_Stated exercise_
Carry none of the pictures over; set down the material below exactly.

_Rows from a dataset of charts and code_
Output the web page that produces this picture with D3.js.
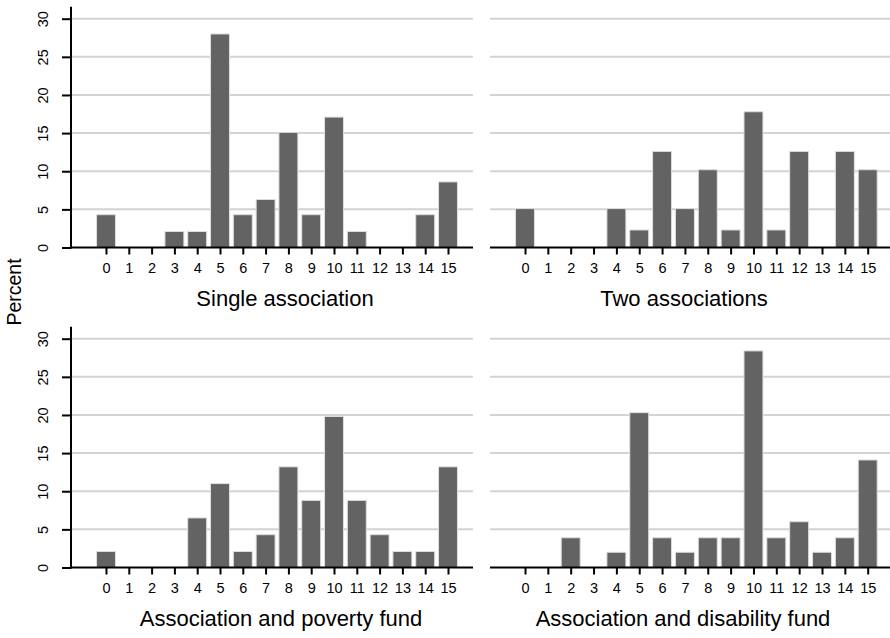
<!DOCTYPE html>
<html>
<head>
<meta charset="utf-8">
<script src="https://cdn.jsdelivr.net/npm/d3@7"></script>
<style>
  body { margin: 0; background: #fff; }
  text { font-family: "Liberation Sans", Arial, sans-serif; fill: #000; }
</style>
</head>
<body>
<svg id="chart" width="890" height="638"></svg>
<script>
// categories on the x axis
var categories = [0, 1, 2, 3, 4, 5, 6, 7, 8, 9, 10, 11, 12, 13, 14, 15];
var yTicks = [0, 5, 10, 15, 20, 25, 30];

// percent per category, one array per panel
var singleAssoc  = [4.3, 0, 0, 2.1, 2.1, 28, 4.3, 6.3, 15.1, 4.3, 17.1, 2.1, 0, 0, 4.3, 8.6];
var twoAssoc     = [5.1, 0, 0, 0, 5.1, 2.3, 12.6, 5.1, 10.2, 2.3, 17.8, 2.3, 12.6, 0, 12.6, 10.2];
var assocPoverty = [2.1, 0, 0, 0, 6.5, 11.0, 2.1, 4.3, 13.2, 8.8, 19.8, 8.8, 4.3, 2.1, 2.1, 13.2];
var assocDisab   = [0, 0, 3.9, 0, 2.0, 20.3, 3.9, 2.0, 3.9, 3.9, 28.4, 3.9, 6.0, 2.0, 3.9, 14.1];

var titles = ["Single association", "Two associations", "Association and poverty fund", "Association and disability fund"];
var series = [singleAssoc, twoAssoc, assocPoverty, assocDisab];

var svg = d3.select("#chart");

// panel geometry
var panels = [
  { x0: 106, x1: 448, lineL: 71, lineR: 473, y0: 247.5, y30: 18.7, yAxis: true, titleX: 285 },
  { x0: 525, x1: 867.7, lineL: 490, lineR: 890, y0: 247.5, y30: 18.7, yAxis: false, titleX: 684 },
  { x0: 106, x1: 448, lineL: 71, lineR: 473, y0: 567.5, y30: 338.7, yAxis: true, titleX: 281 },
  { x0: 525, x1: 867.7, lineL: 490, lineR: 890, y0: 567.5, y30: 338.7, yAxis: false, titleX: 683 }
];

panels.forEach(function(p, i) {
  var g = svg.append("g");
  var x = d3.scaleLinear().domain([0, 15]).range([p.x0, p.x1]);
  var y = d3.scaleLinear().domain([0, 30]).range([p.y0, p.y30]);
  var bw = (x(1) - x(0)) * 0.83;

  // gridlines
  g.selectAll("line.grid").data(yTicks.slice(1)).enter().append("line")
    .attr("x1", p.lineL).attr("x2", p.lineR)
    .attr("y1", d => y(d)).attr("y2", d => y(d))
    .attr("stroke", "#d3d3d3").attr("stroke-width", 2);

  // bars
  g.selectAll("rect").data(series[i]).enter().append("rect")
    .attr("x", (d, k) => x(categories[k]) - bw / 2)
    .attr("y", d => y(d))
    .attr("width", bw)
    .attr("height", d => y(0) - y(d))
    .attr("fill", "#636363")
    .attr("stroke", d => d > 0 ? "#dedede" : "none")
    .attr("stroke-width", 1);

  // x axis
  var xAxis = d3.axisBottom(x).tickValues(categories).tickSize(7).tickPadding(8).tickFormat(d3.format("d"));
  var xa = g.append("g").attr("transform", "translate(0," + p.y0 + ")").call(xAxis);
  xa.select(".domain").remove();
  xa.selectAll(".tick line").attr("stroke", "#000").attr("stroke-width", 2);
  xa.selectAll(".tick text").style("font-size", "14.5px");
  g.append("line").attr("x1", p.lineL).attr("x2", p.lineR).attr("y1", p.y0).attr("y2", p.y0)
    .attr("stroke", "#000").attr("stroke-width", 2);

  // y axis
  if (p.yAxis) {
    var yAxis = d3.axisLeft(y).tickValues(yTicks).tickSize(9).tickPadding(0).tickFormat(d3.format("d"));
    var ya = g.append("g").attr("transform", "translate(" + p.lineL + ",0)").call(yAxis);
    ya.select(".domain").remove();
    ya.selectAll(".tick line").attr("stroke", "#000").attr("stroke-width", 2);
    ya.selectAll(".tick text")
      .style("font-size", "14.5px")
      .attr("text-anchor", "middle").attr("dy", null).attr("x", null)
      .attr("transform", "translate(-23,0) rotate(-90)");
    g.append("line").attr("x1", p.lineL).attr("x2", p.lineL).attr("y1", p.y30 - 12).attr("y2", p.y0 + 1)
      .attr("stroke", "#000").attr("stroke-width", 2);
  }

  // panel title
  g.append("text").attr("x", p.titleX).attr("y", p.y0 + 58)
    .attr("text-anchor", "middle").style("font-size", "22px").text(titles[i]);
});

// shared y title
svg.append("text").attr("transform", "translate(21,292) rotate(-90)")
  .attr("text-anchor", "middle").style("font-size", "19.5px").text("Percent");
</script>
</body>
</html>
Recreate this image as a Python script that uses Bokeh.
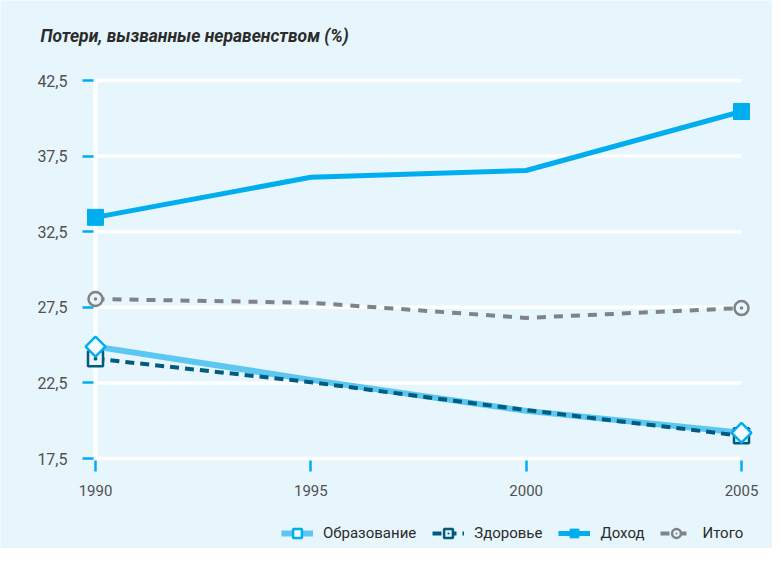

_Output of the exercise_
Output the web page that produces this picture with D3.js.
<!DOCTYPE html>
<html>
<head>
<meta charset="utf-8">
<script src="https://cdn.jsdelivr.net/npm/d3@7"></script>
<style>
  body { margin: 0; background: #fff; }
  text { font-family: "Liberation Sans", Arial, sans-serif; fill: #000; }
</style>
</head>
<body>
<svg id="chart" width="890" height="638"></svg>
<script>
// categories on the x axis
var categories = [0, 1, 2, 3, 4, 5, 6, 7, 8, 9, 10, 11, 12, 13, 14, 15];
var yTicks = [0, 5, 10, 15, 20, 25, 30];

// percent per category, one array per panel
var singleAssoc  = [4.3, 0, 0, 2.1, 2.1, 28, 4.3, 6.3, 15.1, 4.3, 17.1, 2.1, 0, 0, 4.3, 8.6];
var twoAssoc     = [5.1, 0, 0, 0, 5.1, 2.3, 12.6, 5.1, 10.2, 2.3, 17.8, 2.3, 12.6, 0, 12.6, 10.2];
var assocPoverty = [2.1, 0, 0, 0, 6.5, 11.0, 2.1, 4.3, 13.2, 8.8, 19.8, 8.8, 4.3, 2.1, 2.1, 13.2];
var assocDisab   = [0, 0, 3.9, 0, 2.0, 20.3, 3.9, 2.0, 3.9, 3.9, 28.4, 3.9, 6.0, 2.0, 3.9, 14.1];

var titles = ["Single association", "Two associations", "Association and poverty fund", "Association and disability fund"];
var series = [singleAssoc, twoAssoc, assocPoverty, assocDisab];

var svg = d3.select("#chart");

// panel geometry
var panels = [
  { x0: 106, x1: 448, lineL: 71, lineR: 473, y0: 247.5, y30: 18.7, yAxis: true, titleX: 285 },
  { x0: 525, x1: 867.7, lineL: 490, lineR: 890, y0: 247.5, y30: 18.7, yAxis: false, titleX: 684 },
  { x0: 106, x1: 448, lineL: 71, lineR: 473, y0: 567.5, y30: 338.7, yAxis: true, titleX: 281 },
  { x0: 525, x1: 867.7, lineL: 490, lineR: 890, y0: 567.5, y30: 338.7, yAxis: false, titleX: 683 }
];

panels.forEach(function(p, i) {
  var g = svg.append("g");
  var x = d3.scaleLinear().domain([0, 15]).range([p.x0, p.x1]);
  var y = d3.scaleLinear().domain([0, 30]).range([p.y0, p.y30]);
  var bw = (x(1) - x(0)) * 0.83;

  // gridlines
  g.selectAll("line.grid").data(yTicks.slice(1)).enter().append("line")
    .attr("x1", p.lineL).attr("x2", p.lineR)
    .attr("y1", d => y(d)).attr("y2", d => y(d))
    .attr("stroke", "#d3d3d3").attr("stroke-width", 2);

  // bars
  g.selectAll("rect").data(series[i]).enter().append("rect")
    .attr("x", (d, k) => x(categories[k]) - bw / 2)
    .attr("y", d => y(d))
    .attr("width", bw)
    .attr("height", d => y(0) - y(d))
    .attr("fill", "#636363")
    .attr("stroke", d => d > 0 ? "#dedede" : "none")
    .attr("stroke-width", 1);

  // x axis
  var xAxis = d3.axisBottom(x).tickValues(categories).tickSize(7).tickPadding(8).tickFormat(d3.format("d"));
  var xa = g.append("g").attr("transform", "translate(0," + p.y0 + ")").call(xAxis);
  xa.select(".domain").remove();
  xa.selectAll(".tick line").attr("stroke", "#000").attr("stroke-width", 2);
  xa.selectAll(".tick text").style("font-size", "14.5px");
  g.append("line").attr("x1", p.lineL).attr("x2", p.lineR).attr("y1", p.y0).attr("y2", p.y0)
    .attr("stroke", "#000").attr("stroke-width", 2);

  // y axis
  if (p.yAxis) {
    var yAxis = d3.axisLeft(y).tickValues(yTicks).tickSize(9).tickPadding(0).tickFormat(d3.format("d"));
    var ya = g.append("g").attr("transform", "translate(" + p.lineL + ",0)").call(yAxis);
    ya.select(".domain").remove();
    ya.selectAll(".tick line").attr("stroke", "#000").attr("stroke-width", 2);
    ya.selectAll(".tick text")
      .style("font-size", "14.5px")
      .attr("text-anchor", "middle").attr("dy", null).attr("x", null)
      .attr("transform", "translate(-23,0) rotate(-90)");
    g.append("line").attr("x1", p.lineL).attr("x2", p.lineL).attr("y1", p.y30 - 12).attr("y2", p.y0 + 1)
      .attr("stroke", "#000").attr("stroke-width", 2);
  }

  // panel title
  g.append("text").attr("x", p.titleX).attr("y", p.y0 + 58)
    .attr("text-anchor", "middle").style("font-size", "22px").text(titles[i]);
});

// shared y title
svg.append("text").attr("transform", "translate(21,292) rotate(-90)")
  .attr("text-anchor", "middle").style("font-size", "19.5px").text("Percent");
</script>
</body>
</html>
Recreate this image as a Python script that uses Bokeh.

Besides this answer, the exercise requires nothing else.